Most of me is leaning towards the CPM, I’m just trying to verify that I will indeed be most comfortable there. Dan was frustrated by her lack of hard numbers telling us exactly what happens in her births. I’d read him the Farm’s statistics given in Ina May’s Guide to Childbirth, and he was very impressed. J’s lack of state licensing doesn’t matter to me—if she wasn’t CPM certified that would make a bigger difference. I’m planning to look up the requirements for MANA certification. We figure that by seeing what they require, we’re guaranteed that J has experienced at least that variety of births. As I said earlier, I was surprised how little I cared about the exact statistics. I was comfortable knowing her approximate transfer rate and hearing what types of complications she has successfully encountered. We think I might be comforted hearing so many glowing recommendations from the doulas whereas Dan has had to take my word and therefore needs a little more reassurance.

I was quite surprised to hear about the insurance reimbursement. I have a feeling that when it comes down to it, money will play a part in our decision, and I’m glad to know there’s a good chance we wouldn’t be responsible for the entire fee. The other CPM I spoke with charged another $500, so I was happy to hear that J charges somewhat less.

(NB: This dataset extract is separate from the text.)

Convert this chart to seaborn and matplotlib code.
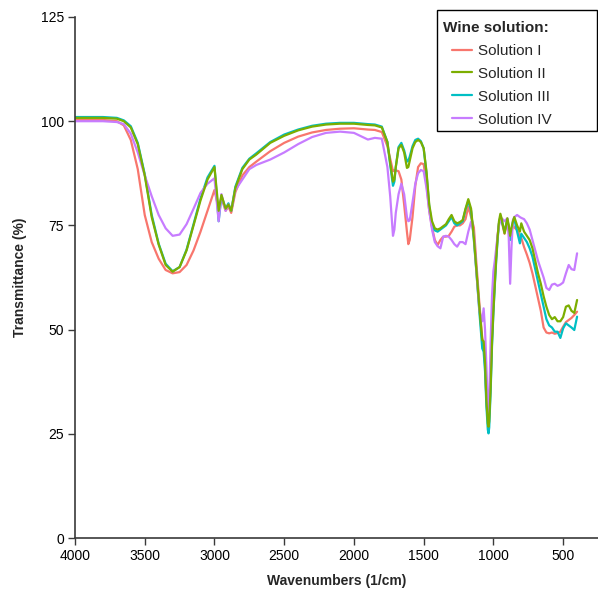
import matplotlib
matplotlib.use("Agg")
import matplotlib.pyplot as plt
from matplotlib.patches import Rectangle
from matplotlib.lines import Line2D
from matplotlib.legend_handler import HandlerLine2D
import numpy as np
import pandas as pd
import seaborn as sns

wavenumbers = [4000, 3800, 3700, 3650, 3600, 3550, 3500, 3450, 3400, 3350, 3300, 3250, 3200, 3150,
               3100, 3050, 3000, 2970, 2950, 2920, 2900, 2880, 2850, 2800, 2750, 2700, 2600, 2500,
               2400, 2300, 2200, 2100, 2000, 1900, 1850, 1800, 1760, 1740, 1720, 1710, 1700, 1680,
               1660, 1640, 1620, 1610, 1600, 1580, 1560, 1540, 1520, 1500, 1480, 1460, 1440, 1420,
               1400, 1380, 1360, 1340, 1320, 1300, 1280, 1260, 1240, 1220, 1200, 1180, 1160, 1140,
               1120, 1100, 1080, 1070, 1060, 1050, 1040, 1035, 1030, 1020, 1010, 1000, 990, 980,
               970, 960, 950, 940, 920, 900, 890, 880, 870, 860, 850, 830, 810, 800, 780, 760, 740,
               720, 700, 680, 660, 640, 620, 600, 580, 560, 540, 520, 500, 480, 460, 440, 420, 400]

solution_1 = [100.3, 100.3, 100.0, 99.0, 95.5, 88.5, 77.5, 71.0, 67.0, 64.3, 63.5, 63.8, 65.5, 69.0,
              73.5, 78.5, 83.5, 79.0, 81.5, 78.5, 79.5, 78.0, 83.0, 87.0, 89.0, 90.3, 92.8, 94.8,
              96.3, 97.3, 97.9, 98.2, 98.3, 98.0, 97.9, 97.4, 94.0, 91.0, 88.0, 88.2, 88.2, 88.0,
              86.0, 80.0, 73.5, 70.5, 71.5, 77.0, 84.5, 89.0, 89.9, 89.7, 85.0, 78.5, 74.5, 71.5,
              70.3, 71.5, 72.3, 72.3, 72.5, 73.5, 74.7, 75.0, 75.0, 75.5, 76.5, 79.5, 77.0, 74.5,
              65.0, 56.0, 48.0, 46.5, 41.5, 33.0, 28.5, 27.8, 29.5, 38.0, 48.5, 56.0, 62.5, 68.0,
              72.5, 75.5, 77.0, 75.8, 73.0, 76.0, 74.5, 72.0, 73.5, 75.0, 74.5, 73.9, 72.5, 72.0,
              69.8, 68.0, 66.0, 63.5, 60.5, 57.5, 54.5, 50.5, 49.3, 49.1, 49.3, 49.0, 49.2, 49.5,
              50.7, 51.8, 52.3, 52.8, 53.5, 54.3]

solution_2 = [100.8, 100.8, 100.6, 100.0, 98.5, 94.5, 87.0, 77.0, 70.4, 65.5, 63.9, 65.0, 69.0, 75.0,
              81.0, 86.0, 89.0, 78.5, 82.3, 79.0, 80.0, 78.5, 84.0, 88.5, 90.8, 92.0, 94.8, 96.5,
              97.8, 98.7, 99.2, 99.4, 99.4, 99.1, 99.0, 98.5, 95.0, 90.0, 85.5, 86.0, 89.0, 93.5,
              94.3, 92.5, 88.8, 89.0, 90.5, 93.5, 95.0, 95.5, 95.0, 93.5, 88.0, 80.0, 76.0, 74.3,
              74.0, 74.3, 74.8, 75.3, 76.5, 77.5, 76.0, 75.5, 75.8, 76.3, 79.0, 81.3, 79.0, 72.0,
              63.5, 55.0, 47.5, 47.2, 42.0, 33.0, 27.5, 26.7, 28.0, 36.0, 47.0, 54.5, 61.0, 67.0,
              72.0, 76.0, 77.8, 76.5, 73.1, 76.7, 75.0, 72.5, 74.5, 76.0, 77.0, 75.0, 73.5, 75.5,
              73.5, 72.5, 71.5, 69.5, 66.5, 63.5, 61.0, 58.0, 55.5, 53.5, 52.5, 53.0, 52.0, 52.0,
              53.0, 55.5, 55.8, 54.5, 54.0, 57.1]

solution_3 = [101.0, 101.0, 100.8, 100.2, 98.8, 94.8, 87.3, 77.5, 70.6, 65.8, 64.0, 65.0, 69.2, 75.3,
              81.5, 86.5, 89.3, 76.0, 82.0, 79.0, 80.3, 78.5, 84.3, 88.8, 91.0, 92.3, 95.0, 96.8,
              98.0, 98.9, 99.4, 99.6, 99.6, 99.3, 99.2, 98.7, 95.0, 89.5, 84.5, 85.5, 89.0, 93.8,
              94.8, 93.0, 90.3, 90.5, 91.5, 94.0, 95.5, 95.8, 95.2, 93.5, 87.5, 79.5, 75.0, 73.8,
              73.5, 74.0, 74.5, 75.0, 76.0, 77.0, 75.5, 75.0, 75.5, 76.0, 78.8, 80.8, 78.5, 71.5,
              63.0, 54.0, 45.5, 44.7, 40.0, 31.5, 26.0, 25.1, 26.5, 35.0, 46.0, 54.0, 60.5, 66.5,
              71.5, 75.5, 77.0, 76.0, 73.5, 76.5, 74.5, 71.5, 74.0, 75.8, 76.5, 73.5, 70.7, 73.0,
              72.0, 71.0, 69.5, 67.5, 64.5, 61.5, 58.5, 55.5, 52.5, 51.0, 50.5, 49.5, 49.5, 48.0,
              50.3, 51.5, 51.0, 50.5, 49.9, 53.1]

solution_4 = [100.0, 100.0, 99.8, 99.3, 97.0, 92.5, 87.0, 82.0, 77.5, 74.3, 72.5, 72.8, 75.3, 79.0,
              82.8, 85.0, 86.3, 76.0, 82.5, 78.5, 80.0, 78.5, 83.5, 86.0, 88.5, 89.5, 90.8, 92.5,
              94.5, 96.2, 97.2, 97.5, 97.2, 95.6, 96.0, 95.8, 89.0, 82.0, 72.5, 74.0, 78.0, 82.5,
              85.0, 82.5, 77.0, 76.0, 76.2, 80.5, 85.0, 87.5, 88.3, 88.0, 84.0, 78.5, 74.0, 71.0,
              70.0, 69.5, 72.3, 72.5, 72.3, 71.5, 70.5, 69.9, 71.0, 71.0, 70.5, 73.5, 75.9, 73.0,
              63.0, 54.5, 52.0, 55.1, 50.0, 41.0, 31.5, 29.9, 33.0, 47.0, 58.0, 64.0, 66.5, 69.5,
              72.5, 75.0, 76.3, 76.7, 76.0, 76.7, 72.0, 61.0, 70.0, 76.3, 77.0, 77.5, 77.0, 76.8,
              76.5, 75.5, 74.0, 71.5, 69.0, 66.5, 64.5, 62.5, 60.0, 59.5, 60.8, 61.0, 60.5, 60.8,
              61.3, 63.5, 65.5, 64.5, 64.3, 68.3]

labels = ["Solution I", "Solution II", "Solution III", "Solution IV"]
colors = ["#F8766D", "#7CAE00", "#00BFC4", "#C77CFF"]

frames = []
for lab, vals in zip(labels, [solution_1, solution_2, solution_3, solution_4]):
    frames.append(pd.DataFrame({"Wavenumber": wavenumbers, "Transmittance": vals, "Solution": lab}))
df = pd.concat(frames, ignore_index=True)

sns.set_style("ticks")
plt.rcParams["font.family"] = ["Liberation Sans", "DejaVu Sans"]

W, H = 598, 595
fig = plt.figure(figsize=(W / 100, H / 100), dpi=100)
ax = fig.add_axes([75 / W, 57 / H, 523 / W, 521 / H])

sns.lineplot(data=df, x="Wavenumber", y="Transmittance", hue="Solution", hue_order=labels,
             palette=colors, linewidth=1.6, estimator=None, sort=False, ax=ax)

zorders = {0: 2.1, 1: 2.4, 2: 2.2, 3: 2.3}
for i, ln in enumerate(ax.lines[:4]):
    ln.set_zorder(zorders[i])

ax.set_xlim(4000, 250)
ax.set_ylim(0, 125)
ax.set_xticks([4000, 3500, 3000, 2500, 2000, 1500, 1000, 500])
ax.set_yticks([0, 25, 50, 75, 100, 125])

spine_col = "#3a3a3a"
for side in ["top", "right"]:
    ax.spines[side].set_visible(False)
for side in ["left", "bottom"]:
    ax.spines[side].set_color(spine_col)
    ax.spines[side].set_linewidth(1.2)
ax.tick_params(axis="both", direction="out", length=5, width=1.0, color=spine_col,
               labelsize=10, labelcolor="black", pad=3)

ax.set_xlabel("Wavenumbers (1/cm)", fontsize=10, fontweight="bold", labelpad=8)
ax.set_ylabel("Transmittance (%)", fontsize=10, fontweight="bold", labelpad=10)

# legend frame drawn as a box spanning x 437..597, y 10..131 (pixels from top-left)
box = Rectangle((437 / W, 1 - 131 / H), 160 / W, 121 / H, transform=fig.transFigure,
                facecolor="white", edgecolor="black", linewidth=1.0, zorder=4.9)
ax.add_artist(box)
box.set_clip_on(False)

handles, _ = ax.get_legend_handles_labels()
leg = ax.legend(handles=handles, labels=labels, title="Wine solution:", loc="upper left",
                bbox_to_anchor=(437 / W, 1 - 15 / H), bbox_transform=fig.transFigure,
                frameon=False, fontsize=11,
                title_fontproperties={"weight": "bold", "size": 11},
                handlelength=1.9, handletextpad=0.4, labelspacing=0.58, borderaxespad=0,
                alignment="left", borderpad=0.4,
                handler_map={Line2D: HandlerLine2D(xpad=0.55)})
for h in leg.get_lines():
    h.set_linewidth(1.6)

fig.savefig("out.png", dpi=100)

Although J and I didn’t immediately click in a L.M. Montgomery “bosom friend” sort of way, I think we’d get along very well. I’m the same age as her kids, so she seems more motherly than peer-like. But she treated us as intelligent people who knew our stuff, and I was SO grateful for that. I’m sure the average homebirthing mother has spent much more time researching her options since it isn’t the status quo choice. Occasionally Dan would ask for explanations of terms, but she never talked down to us or did the intellectual equivalent of patting us on the head. Although the CNM hadn’t done that either, in her office I felt treated like a first-time mother who didn’t really know what was coming. The nurse in the CNM’s office particularly acted this way. I’d much rather have to request clarification now and then than have things glossed over. And as I said a few pages back, J seemed neither too hippie-ish, nor too medical. She seemed like the ultimate balance.

One thing we didn’t clarify as much as we wanted was the role of God in her life. We don’t expect her to have exactly the same background as us, but I’d be uncomfortable with a birth attendant whose religious ideas were in direct opposition to mine. She did say that in her life, God comes first, her family comes second, her midwifery comes third. That was enough for us to figure that we’re probably on the same wavelength. However, I left my sweater at her home, and I may ask her a little about her beliefs when I retrieve it.

After five pages of going on and on, I think I covered all possible angles of the midwife debate raging in my head. Our additional anniversary excitement involved going to Babies R Us and checking out furniture. Dan had fun unassembling and reassembling Pack and Play’s. We learned what brands we don’t like, at least! We’re thinking about buying one of those, but no “real” crib since there’s a good chance we’ll keep the baby in bed (or possibly a co-sleeper) with us for quite a few months. One aisle of BRU was all we could handle for one night. We finished the evening by heading to a burger and malt shop for dinner. My need for ice cream overcame my desire for a higher quality dinner.

In the 3 days since the appointment, we may have become homeowners (we’re currently waiting to hear if our offer was accepted). I’m hoping to write up that process before too long.

In the meantime, has anyone else sat on the fence determining whether homebirth is right for you? Any advice you can spit out would be greatly appreciated. I know in the end, we’ll go where we feel most comfortable. But where is that?